Why does the heap of heaps (f2) run significantly slower? It should call heappush the same number of times, and heappop twice as many times. But the size of the heaps should be significantly smaller, so I expected it to run faster.

Joel
  • 22,598
  • 6
  • 69
  • 93
  • write big-O cost for each operation and compare e.g., heapify(newQ) is O(len(newQ)), heappop(), heappush() are O(log len(Q) * comparison cost) where comparison cost is O(1) for a float and O(len(newQ)) for nested heaps. – jfs Oct 03 '15 at 01:10
  • @J.F.Sebastian Why would a comparison of two lists be O(len(newQ))? I would expect it to just look at the first entry in the list and sort by that --- I expected it to be O(1). (in all the comparisons the lists differ in their first entry) – Joel Oct 03 '15 at 01:53
  • if they *always* differ then it is also O(1) and only the constant factor might be different. Try to modify algorithm to encrease the heap size, to see the actual growth polynom ([example](http://stackoverflow.com/a/482848/4279)). – jfs Oct 03 '15 at 02:01
  • @J.F.Sebastian - so it actually does behave the way I was expecting. But I needed to make the subQs to be really large before the benefit I was after materialized. thanks. – Joel Oct 03 '15 at 02:30

1 Answers1

0

So I just wasn't pushing the code hard enough. Here's some modified code. When the subQ is made very large, the benefit I was after appears.

def f1(m,n):
    random.seed(1)
    Q=[0]
    for counter in range(m):
        value = heapq.heappop(Q)
        #print value
        for newcounter in range(n):
            heapq.heappush(Q,random.random())
    print value #should be the same for both methods, so this is just a test
    
def f2(m,n):
    random.seed(1)
    Q=[[0]]
    for counter in range(1000000):
        subQ = heapq.heappop(Q)
        value = heapq.heappop(subQ)
        #print value
        if subQ:
            heapq.heappush(Q,subQ)
        newQ = []
        for newcounter in range(n):
            newQ.append(random.random())
        heapq.heapify(newQ)
        heapq.heappush(Q,newQ)
    print value #should be the same for both methods, so this is just a test

When I profile f1(1000000,10) and f2(1000000,10) I get run times of 10.7 seconds and 14.8 seconds.

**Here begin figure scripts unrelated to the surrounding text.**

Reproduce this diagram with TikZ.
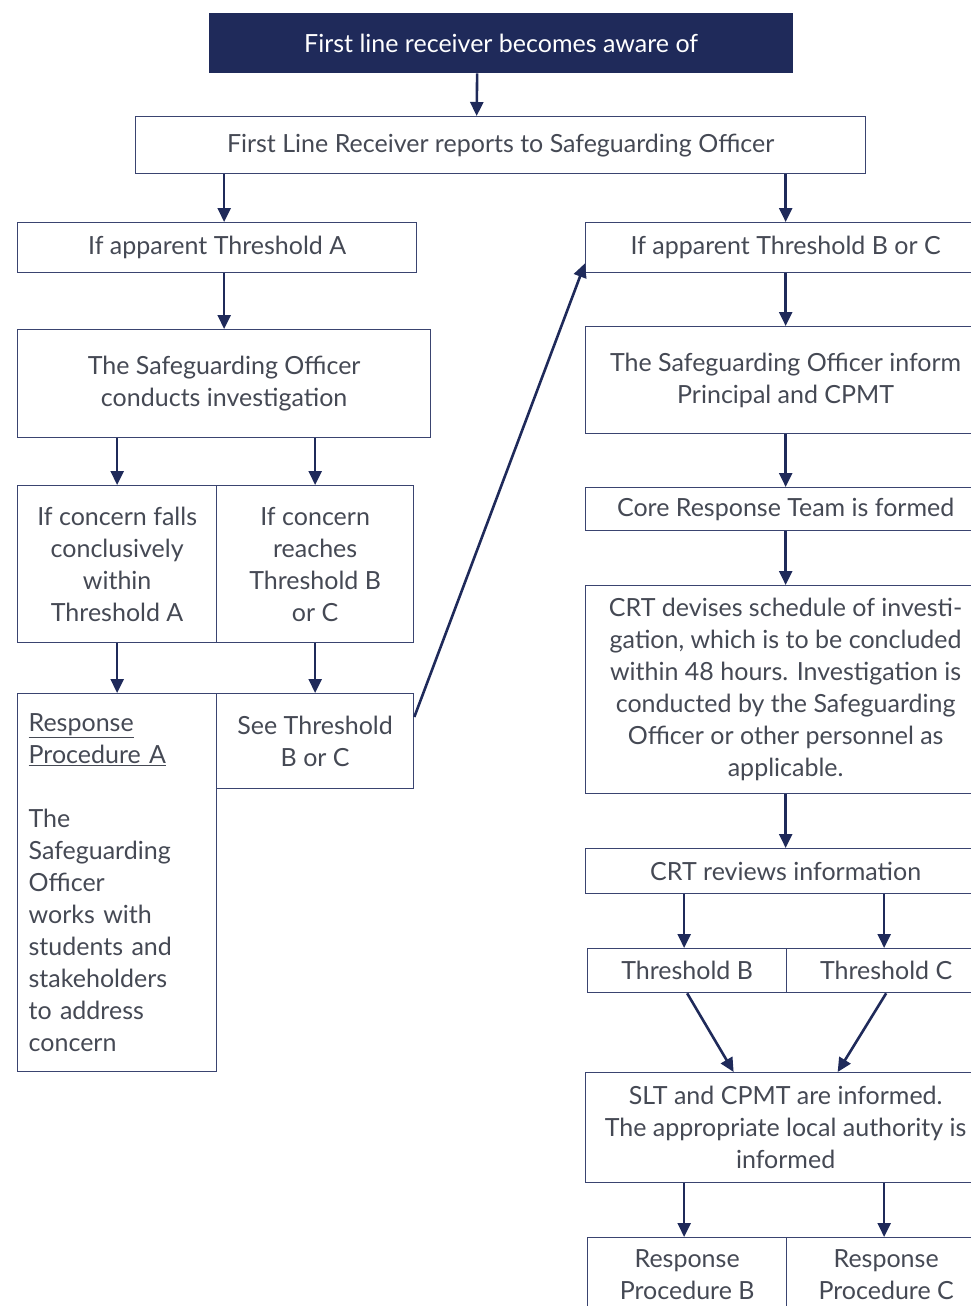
\documentclass[tikz,border=0pt]{standalone}
\usepackage{fontspec}
\setmainfont{Lato}
\usepackage{tikz}
\usetikzlibrary{positioning,arrows.meta}
\usepackage{xcolor}
\definecolor{navy}{HTML}{1F2A5A}
\definecolor{txtgrey}{HTML}{454954}
\definecolor{linec}{HTML}{3A4470}

\begin{document}
\begin{tikzpicture}[x=1pt, y=-1pt,
      box/.style={draw=linec, line width=1.3pt, align=center, inner sep=0pt,
                  anchor=north west, text=txtgrey,
                  font=\fontsize{25}{32}\selectfont},
      topbox/.style={box, fill=navy, draw=navy, text=white},
      arr/.style={draw=navy, line width=2.6pt, -{Triangle[length=14pt,width=13pt]}}]
    \useasboundingbox (0,0) rectangle (971,1306);
    \clip (0,0) rectangle (971,1306);
    % top of the chart
    \node[topbox, minimum width=583, minimum height=59] (aware) at (209,13) {First line receiver becomes aware of};
    \node[box, minimum width=730, minimum height=57] (report) at (135,116) {First Line Receiver reports to Safeguarding Officer};
    % threshold A side
    \node[box, minimum width=399, minimum height=50] (thrA) at (17,222) {If apparent Threshold A};
    \node[box, minimum width=413, minimum height=108] (invest) at (17,329) {The Safeguarding Officer\\conducts investigation};
    \node[box, minimum width=199, minimum height=157] (fallsA) at (17,485) {If concern falls\\conclusively\\within\\Threshold A};
    \node[box, minimum width=197, minimum height=157] (reachBC) at (216,485) {If concern\\reaches\\Threshold B\\or C};
    \node[box, minimum width=199, minimum height=378, text width=177, align=left, inner xsep=11pt] (procA) at (17,693)
      {\underline{Response}\\\underline{Procedure A}\\[32pt]The\\Safeguarding\\Officer\\works with\\students and\\stakeholders\\to address\\concern};
    \node[box, minimum width=197, minimum height=95] (seeBC) at (216,693) {See Threshold\\B or C};
    % threshold B or C side
    \node[box, minimum width=400, minimum height=50] (thrBC) at (585,222) {If apparent Threshold B or C};
    \node[box, minimum width=400, minimum height=107] (inform) at (585,326) {The Safeguarding Officer inform\\Principal and CPMT};
    \node[box, minimum width=400, minimum height=43] (crt) at (585,487) {Core Response Team is formed};
    \node[box, minimum width=400, minimum height=208] (sched) at (585,585)
      {CRT devises schedule of investi-\\gation, which is to be concluded\\within 48 hours. Investigation is\\conducted by the Safeguarding\\Officer or other personnel as\\applicable.};
    \node[box, minimum width=400, minimum height=45] (reviews) at (585,848) {CRT reviews information};
    \node[box, minimum width=199, minimum height=44] (thB) at (587,948) {Threshold B};
    \node[box, minimum width=199, minimum height=44] (thC) at (786,948) {Threshold C};
    \node[box, minimum width=400, minimum height=110] (slt) at (585,1072)
      {SLT and CPMT are informed.\\The appropriate local authority is\\informed};
    \node[box, minimum width=199, minimum height=73] (rpB) at (587,1237) {Response\\Procedure B};
    \node[box, minimum width=199, minimum height=73] (rpC) at (786,1237) {Response\\Procedure C};

    \draw[arr] ([xshift=-24]aware.south) -- ([xshift=-24]report.north);
    \draw[arr] (report.south -| invest.north) -- (thrA.north -| invest.north);
    \draw[arr] (report.south -| thrBC.north) -- (thrBC.north);
    \draw[arr] (thrA.south -| invest.north) -- (invest.north);
    \draw[arr] (invest.south -| fallsA.north) -- (fallsA.north);
    \draw[arr] (invest.south -| reachBC.north) -- (reachBC.north);
    \draw[arr] (fallsA.south) -- (procA.north);
    \draw[arr] (reachBC.south) -- (seeBC.north);
    \draw[arr] ([yshift=-24]seeBC.north east) -- ([yshift=10]thrBC.south west);
    \draw[arr] (thrBC.south) -- (inform.north);
    \draw[arr] (inform.south) -- (crt.north);
    \draw[arr] (crt.south) -- (sched.north);
    \draw[arr] (sched.south) -- (reviews.north);
    \draw[arr] ([xshift=-3]reviews.south -| thB.north) -- ([xshift=-3]thB.north);
    \draw[arr] ([xshift=-2]reviews.south -| thC.north) -- ([xshift=-2]thC.north);
    \draw[arr] (thB.south) -- ([xshift=-52]slt.north);
    \draw[arr] (thC.south) -- ([xshift=52]slt.north);
    \draw[arr] ([xshift=-3]slt.south -| rpB.north) -- ([xshift=-3]rpB.north);
    \draw[arr] ([xshift=-2]slt.south -| rpC.north) -- ([xshift=-2]rpC.north);
  \end{tikzpicture}
\end{document}
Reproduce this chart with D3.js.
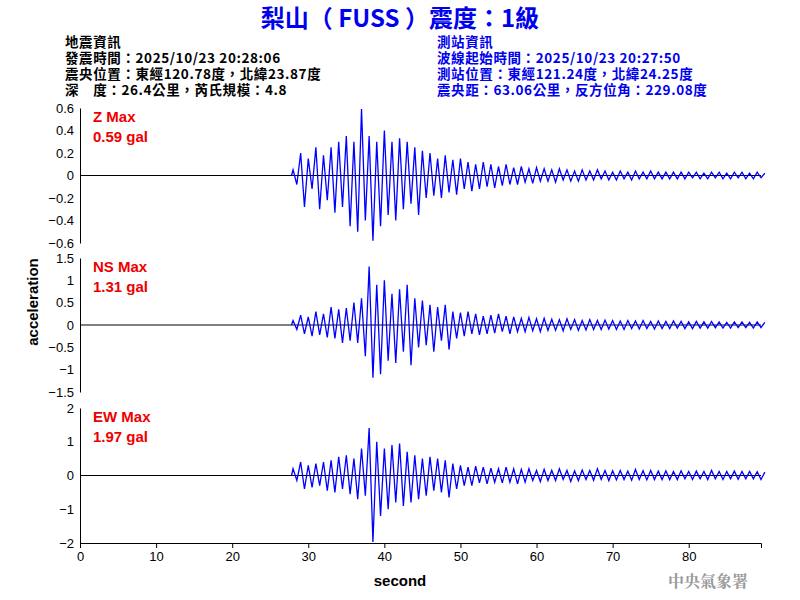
<!DOCTYPE html>
<html><head><meta charset="utf-8">
<script src="https://d3js.org/d3.v7.min.js"></script>
<style>body{margin:0;background:#fff}</style>
</head><body><div id="chart"></div>
<script>
// Peak amplitudes (gal), alternating up/down every 0.5 s starting at 28 s
var startTime = 28, step = 0.5;
var zPeaks = [0.05,-0.08,0.2,-0.28,0.15,-0.12,0.25,-0.3,0.18,-0.22,0.25,-0.33,0.3,-0.28,0.35,-0.45,0.3,-0.5,0.59,-0.4,
  0.35,-0.58,0.3,-0.45,0.4,-0.35,0.3,-0.4,0.33,-0.3,0.3,-0.25,0.25,-0.35,0.22,-0.2,0.2,-0.18,0.15,-0.2,
  0.18,-0.15,0.14,-0.17,0.15,-0.12,0.12,-0.14,0.1,-0.12,0.12,-0.1,0.1,-0.11,0.08,-0.09,0.1,-0.08,0.07,-0.08,
  0.08,-0.06,0.06,-0.07,0.07,-0.05,0.06,-0.05,0.05,-0.06,0.06,-0.04,0.05,-0.05,0.04,-0.05,0.05,-0.04,0.04,-0.04,
  0.05,-0.03,0.04,-0.04,0.03,-0.04,0.04,-0.03,0.03,-0.04,0.04,-0.03,0.03,-0.03,0.04,-0.03,0.03,-0.03,0.03,-0.03,
  0.03,-0.03,0.03,-0.03,0.03,-0.02,0.03,-0.03,0.02,-0.03,0.03,-0.02,0.03,-0.03,0.02,-0.03,0.03,-0.02,0.03,-0.03,
  0.02,-0.03,0.03,-0.02,0.02];
var nsPeaks = [0.1,-0.1,0.22,-0.2,0.18,-0.25,0.3,-0.22,0.25,-0.28,0.4,-0.3,0.35,-0.4,0.38,-0.35,0.5,-0.4,0.6,-0.7,
  1.31,-1.18,0.9,-1.1,1.0,-0.8,0.7,-0.85,0.8,-0.6,0.9,-0.9,0.6,-0.5,0.55,-0.45,0.45,-0.6,0.4,-0.35,
  0.45,-0.55,0.3,-0.3,0.28,-0.25,0.3,-0.2,0.25,-0.22,0.2,-0.2,0.22,-0.18,0.25,-0.15,0.2,-0.2,0.18,-0.15,
  0.15,-0.15,0.17,-0.13,0.14,-0.15,0.15,-0.12,0.13,-0.12,0.12,-0.13,0.14,-0.1,0.12,-0.12,0.1,-0.11,0.12,-0.1,
  0.1,-0.1,0.11,-0.09,0.1,-0.1,0.09,-0.1,0.1,-0.08,0.09,-0.09,0.1,-0.08,0.08,-0.09,0.09,-0.08,0.08,-0.08,
  0.09,-0.07,0.08,-0.08,0.07,-0.08,0.08,-0.07,0.07,-0.07,0.08,-0.06,0.07,-0.07,0.06,-0.07,0.07,-0.06,0.07,-0.06,
  0.06,-0.07,0.07,-0.06,0.06];
var ewPeaks = [0.2,-0.15,0.4,-0.4,0.3,-0.35,0.35,-0.3,0.4,-0.45,0.45,-0.5,0.55,-0.4,0.6,-0.55,0.5,-0.7,0.8,-0.6,
  1.41,-1.97,1.0,-1.2,0.8,-1.0,0.9,-0.8,0.95,-0.9,0.7,-0.8,0.6,-0.7,0.5,-0.6,0.55,-0.45,0.5,-0.5,
  0.45,-0.65,0.35,-0.4,0.3,-0.3,0.25,-0.3,0.28,-0.22,0.25,-0.25,0.22,-0.2,0.2,-0.22,0.25,-0.2,0.2,-0.25,
  0.18,-0.2,0.2,-0.15,0.15,-0.18,0.18,-0.15,0.15,-0.15,0.2,-0.12,0.15,-0.18,0.14,-0.15,0.16,-0.12,0.15,-0.14,
  0.2,-0.12,0.15,-0.15,0.14,-0.13,0.15,-0.12,0.13,-0.14,0.18,-0.12,0.14,-0.13,0.15,-0.12,0.13,-0.12,0.14,-0.12,
  0.12,-0.12,0.14,-0.1,0.12,-0.12,0.13,-0.1,0.12,-0.12,0.15,-0.1,0.12,-0.12,0.12,-0.1,0.13,-0.11,0.12,-0.1,
  0.12,-0.1,0.11,-0.12,0.1];

var channels = [
  {name: "Z", peaks: zPeaks, max: 0.6, ticks: [0.6,0.4,0.2,0,-0.2,-0.4,-0.6], label: "0.59 gal", top: 108, bottom: 243},
  {name: "NS", peaks: nsPeaks, max: 1.5, ticks: [1.5,1,0.5,0,-0.5,-1,-1.5], label: "1.31 gal", top: 258, bottom: 392},
  {name: "EW", peaks: ewPeaks, max: 2, ticks: [2,1,0,-1,-2], label: "1.97 gal", top: 408, bottom: 543}
];
var xTicks = [0,10,20,30,40,50,60,70,80];
var leftInfo = ["地震資訊","發震時間：2025/10/23 20:28:06","震央位置：東經120.78度，北緯23.87度","深　度：26.4公里，芮氏規模：4.8"];
var rightInfo = ["測站資訊","波線起始時間：2025/10/23 20:27:50","測站位置：東經121.24度，北緯24.25度","震央距：63.06公里，反方位角：229.08度"];

var svg = d3.select("#chart").append("svg").attr("width", 800).attr("height", 600)
  .style("font-family", "Arial, 'Liberation Sans', 'Noto Sans CJK TC', sans-serif");

var x = d3.scaleLinear().domain([0, 89.5]).range([80, 761]);

// Title and info block
svg.append("text").attr("x", 400).attr("y", 27).attr("text-anchor", "middle")
  .attr("fill", "#0000ee").attr("font-size", 24).attr("font-weight", "bold")
  .style("font-family", "'Noto Sans CJK TC', sans-serif").text("梨山（ FUSS ）震度：1級");
leftInfo.forEach(function(t, i) {
  svg.append("text").attr("x", 65).attr("y", 47 + i * 16).attr("font-size", 13.5).attr("font-weight", "bold")
    .attr("letter-spacing", 0.6)
    .style("font-family", "'Noto Sans CJK TC', sans-serif").attr("fill", "#000").text(t);
});
rightInfo.forEach(function(t, i) {
  svg.append("text").attr("x", 437).attr("y", 47 + i * 16).attr("font-size", 13.5).attr("font-weight", "bold")
    .attr("letter-spacing", 0.6)
    .style("font-family", "'Noto Sans CJK TC', sans-serif").attr("fill", "#0000ee").text(t);
});

channels.forEach(function(c) {
  var y = d3.scaleLinear().domain([-c.max, c.max]).range([c.bottom, c.top]);
  svg.append("g").attr("transform", "translate(80,0)")
    .call(d3.axisLeft(y).tickValues(c.ticks).tickSize(0).tickPadding(6).tickFormat(d3.format("")))
    .call(function(g) {
      g.selectAll("text").attr("font-size", 13).attr("font-family", "Arial, 'Liberation Sans'").attr("fill", "#000");
      g.select(".domain").attr("stroke", "#000");
    });
  svg.append("line").attr("x1", x(0)).attr("x2", x(89.5)).attr("y1", y(0)).attr("y2", y(0))
    .attr("stroke", "#000").attr("stroke-width", 1);
  var pts = c.peaks.map(function(v, i) { return [startTime + i * step, v]; });
  pts.unshift([startTime - 0.2, 0]);
  svg.append("path").datum(pts)
    .attr("d", d3.line().x(function(d) { return x(d[0]); }).y(function(d) { return y(d[1]); }))
    .attr("fill", "none").attr("stroke", "#0000ff").attr("stroke-width", 1.3);
  svg.append("text").attr("x", 93).attr("y", c.top + 14).attr("fill", "#ee0000").attr("font-size", 15)
    .attr("font-weight", "bold").text(c.name + " Max");
  svg.append("text").attr("x", 93).attr("y", c.top + 34).attr("fill", "#ee0000").attr("font-size", 15)
    .attr("font-weight", "bold").text(c.label);
});

var xAxis = svg.append("g").attr("transform", "translate(0,543)")
  .call(d3.axisBottom(x).tickValues(xTicks).tickSize(5).tickPadding(4));
xAxis.selectAll("text").attr("font-size", 13).attr("fill", "#000");

svg.append("text").attr("x", 400).attr("y", 586).attr("text-anchor", "middle").attr("font-size", 15)
  .attr("font-weight", "bold").text("second");
svg.append("text").attr("transform", "translate(38,302) rotate(-90)").attr("text-anchor", "middle")
  .attr("font-size", 15).attr("font-weight", "bold").text("acceleration");
svg.append("text").attr("x", 748).attr("y", 587).attr("text-anchor", "end").attr("font-size", 16)
  .attr("fill", "#999").attr("font-weight", "bold").style("font-family", "'Noto Serif CJK TC', 'Noto Sans CJK TC', serif")
  .text("中央氣象署");
</script></body></html>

The relevant details are:

f1:

ncalls tottime percall cumtime percall filename:lineno(function)

1000000 1.793 0.000 1.793 0.000 {_heapq.heappop}

10000000 3.856 0.000 3.856 0.000 {_heapq.heappush}

f2:

1000000 1.095 0.000 1.095 0.000 {_heapq.heapify}

2000000 2.628 0.000 2.628 0.000 {_heapq.heappop}

1999999 2.245 0.000 2.245 0.000 {_heapq.heappush}

10000000 1.114 0.000 1.114 0.000 {method 'append' of 'list' objects}

So net f2 loses out because of the extra heappop, as well as heapify and append. It does better on heappush.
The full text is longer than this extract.